If you’re a candidate...

Given the recent surge of professional networks and communities online, more employers than ever are skipping the formal application process and jumping right into outbound sourcing. If your online profiles aren’t up to date, you may miss out on valuable career opportunities. There’s no doubt that a professional online presence is very important for candidates wanting to secure the perfect job. So, as an aspiring developer, how do you stay ahead of the game to position yourself in a way that’s going to attract the right employers for you?

The answer lies in the 5 P’s – Prior Planning Prevents Poor Performance.

Employers want to know that you can code, so show them in your resume. There are around 13,000 students who use their Stack Overflow profile to showcase their skills to the world. Our profiles go above and beyond the traditional resume: you can share your work from GitHub, post your questions and answers from Stack Overflow, showcase projects and apps you’ve worked on, and more. When using these platforms to show off your open source projects and knowledge, you’ll earn points and badges, which are then displayed on your professional profiles. But you won’t become a top scorer overnight. It takes time to earn the respect of the developer community, so the earlier you start the better. Getting yourself GitHub and StackOverflow profiles when you begin university will let you build up your reputation. That way, when you graduate, your score will be alongside those of the top developers in the world.

Your reputation on GitHub and your Stack Overflow score are no longer just something to brag about. In fact, they are starting to matter when it comes to getting a job. Having credence in the developer world is important, so the earlier you start, the higher your score. Being a developer is more than a job; it’s about being part of a community and the earlier you get yourself immersed in the community, the better. The best way to perfect code is to apply your coding skills to real scenarios, and what better way to do that than participating on Stack Overflow? You can then use these questions as examples of code in your profile .

For the employers...

All this being said, it’s not just up to students. As employers, you have to be willing to give these budding young developers an opportunity to shine. It can be tempting to only hire experienced developers who’ve been coding for years, but there’s a lot to be gained from taking on recent graduates. Not only will the new programmers be extra eager to learn, but they also give you the opportunity to shape and mold talent through your customized onboarding process.

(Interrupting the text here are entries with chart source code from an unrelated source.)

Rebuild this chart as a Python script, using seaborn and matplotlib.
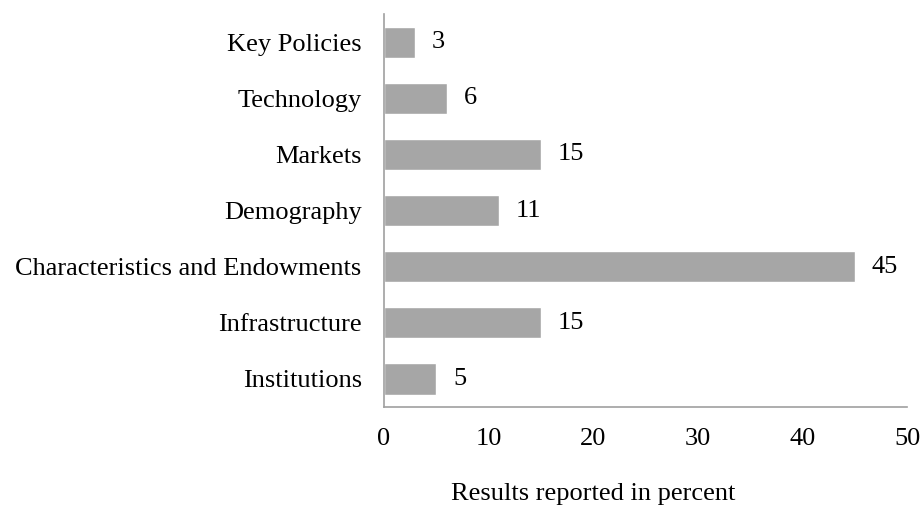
# horizontal bar chart: share of results per determinant group
import pandas as pd
import matplotlib.pyplot as plt
import seaborn as sns

# === data ===
categories = ["Key Policies", "Technology", "Markets", "Demography",
              "Characteristics and Endowments", "Infrastructure", "Institutions"]
percent = [3, 6, 15, 11, 45, 15, 5]

df = pd.DataFrame({"category": categories, "percent": percent})

# === style ===
sns.set_style("white")
plt.rcParams["font.family"] = ["Liberation Serif", "DejaVu Serif"]
plt.rcParams["text.color"] = "black"
plt.rcParams["xtick.color"] = "black"
plt.rcParams["ytick.color"] = "black"
plt.rcParams["axes.labelcolor"] = "black"

fs = 19

fig = plt.figure(figsize=(9.23, 5.08), dpi=100)
ax = fig.add_axes([0.416, 0.199, 0.567, 0.773])

sns.barplot(data=df, x="percent", y="category", orient="h",
            color="#a6a6a6", saturation=1, width=0.56, ax=ax)

ax.bar_label(ax.containers[0], padding=12, fontsize=fs)

ax.set_xlim(0, 50)
ax.set_ylim(6.5, -0.5)
ax.set_xticks([0, 10, 20, 30, 40, 50])
ax.tick_params(axis="x", length=0, pad=15, labelsize=fs)
ax.tick_params(axis="y", length=0, pad=16, labelsize=fs)
ax.set_ylabel("")
ax.set_xlabel("Results reported in percent", fontsize=fs)
ax.xaxis.set_label_coords(0.40, -0.195)

for side in ["top", "right"]:
    ax.spines[side].set_visible(False)
for side in ["left", "bottom"]:
    ax.spines[side].set_color("#a0a0a0")
    ax.spines[side].set_linewidth(1.2)

fig.savefig("out.png", dpi=100)
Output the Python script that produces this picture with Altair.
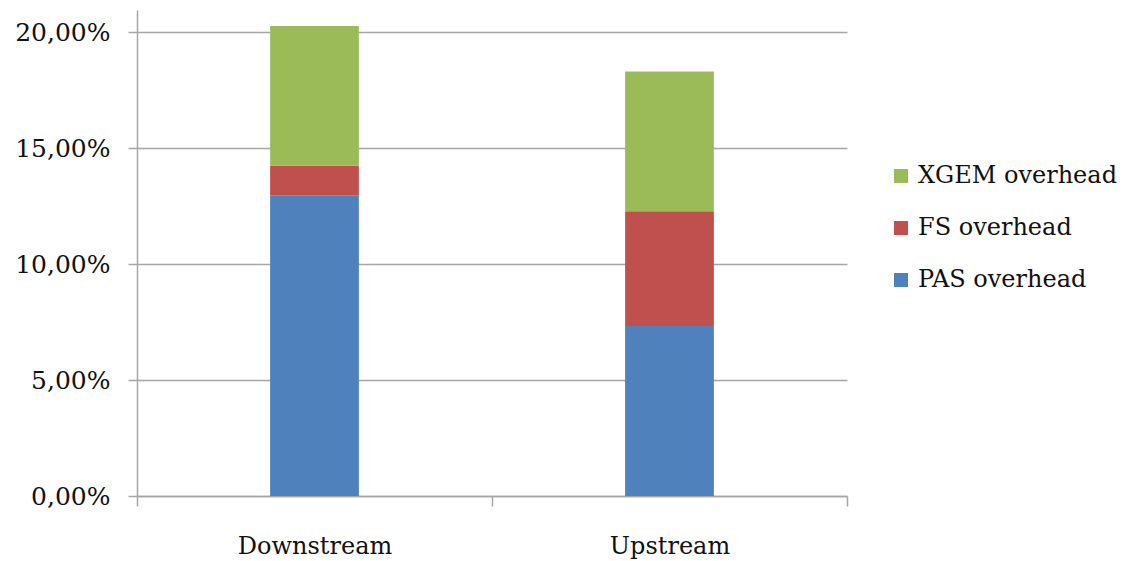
import altair as alt
import pandas as pd

# Overhead shares (percent of line rate) per direction
directions = ["Downstream", "Upstream"]
series = ["PAS overhead", "FS overhead", "XGEM overhead"]
pas_values = [12.96, 7.33]
fs_values = [1.28, 4.95]
xgem_values = [6.02, 6.02]
y_ticks = [0, 5, 10, 15, 20]

colors = {"PAS overhead": "#4F81BD", "FS overhead": "#C0504D", "XGEM overhead": "#9BBB59"}
legend_order = ["XGEM overhead", "FS overhead", "PAS overhead"]

rows = []
for i, d in enumerate(directions):
    for rank, (s, vals) in enumerate(zip(series, [pas_values, fs_values, xgem_values])):
        rows.append({"direction": d, "series": s, "value": vals[i], "rank": rank})
df = pd.DataFrame(rows)

font = "DejaVu Serif"
text_color = "#111111"
grid_color = "#a6a6a6"

chart = (
    alt.Chart(df)
    .mark_bar(width={"band": 0.25})
    .encode(
        x=alt.X(
            "direction:N",
            sort=directions,
            scale=alt.Scale(paddingInner=0, paddingOuter=0),
            axis=alt.Axis(
                title=None,
                labelAngle=0,
                tickBand="extent",
                ticks=True,
                tickSize=10,
                tickColor=grid_color,
                tickWidth=1.5,
                domainColor=grid_color,
                domainWidth=1.5,
                labelFont=font,
                labelFontSize=24,
                labelColor=text_color,
                labelPadding=28,
                grid=False,
            ),
        ),
        y=alt.Y(
            "value:Q",
            stack="zero",
            scale=alt.Scale(domain=[0, 20.95], nice=False),
            axis=alt.Axis(
                title=None,
                values=y_ticks,
                labelExpr="replace(format(datum.value, '.2f'), '.', ',') + '%'",
                labelFont=font,
                labelFontSize=25,
                labelColor=text_color,
                labelPadding=18,
                tickSize=9,
                tickColor=grid_color,
                tickWidth=1.5,
                domainColor=grid_color,
                domainWidth=1.5,
                grid=True,
                gridColor=grid_color,
                gridWidth=1.5,
            ),
        ),
        color=alt.Color(
            "series:N",
            scale=alt.Scale(domain=legend_order, range=[colors[s] for s in legend_order]),
            legend=alt.Legend(
                title=None,
                orient="none",
                legendX=752,
                legendY=154,
                symbolType="square",
                symbolSize=196,
                symbolStrokeWidth=0,
                labelFont=font,
                labelFontSize=24,
                labelColor=text_color,
                labelOffset=5,
                labelLimit=400,
                rowPadding=28,
                padding=0,
            ),
        ),
        order=alt.Order("rank:Q", sort="ascending"),
    )
    .properties(
        width=710,
        height=486,
        background="white",
        autosize=alt.AutoSizeParams(type="none"),
        padding={"left": 137, "top": 10, "right": 290, "bottom": 65},
    )
    .configure_view(strokeWidth=0, stroke="transparent")
)

chart.save("out.html", embed_options={"renderer": "svg", "actions": False})
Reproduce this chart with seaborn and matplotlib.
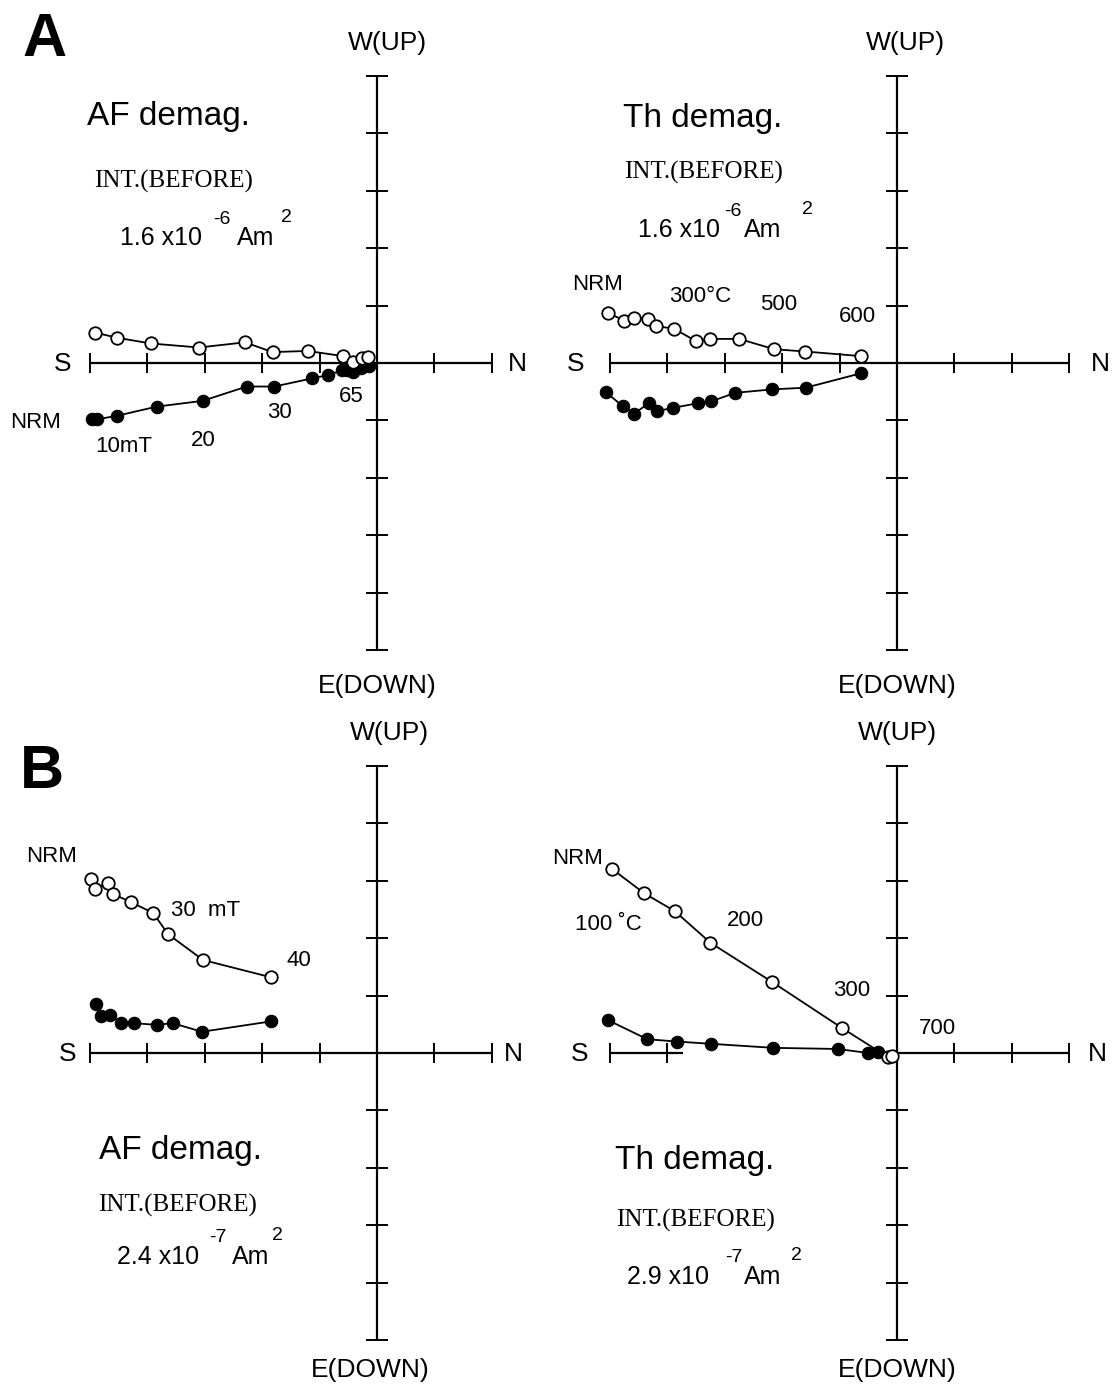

Whether you’re going to college job fairs to recruit developers or using our Candidate Search to find students and recent graduates, this is a great time of year for you to target this group of candidates. Keep in mind that programmers of every skill level have some sort of online footprint. The best students have proactively used sites like Stack Overflow, Github, and others while studying, so they are already an active part of these talent communities. By checking out their online portfolios, you can get a sense for which languages they are most competent in, whether they contribute to open source projects, if they build apps in their free time, and more.

As recruitment begins with gusto in fall, these fresh-faced graduates are eager to work. Avoid leaving students as untapped potential: with fresh ideas and a new perspective on software development, investing in a graduate could be the best hire you make all year.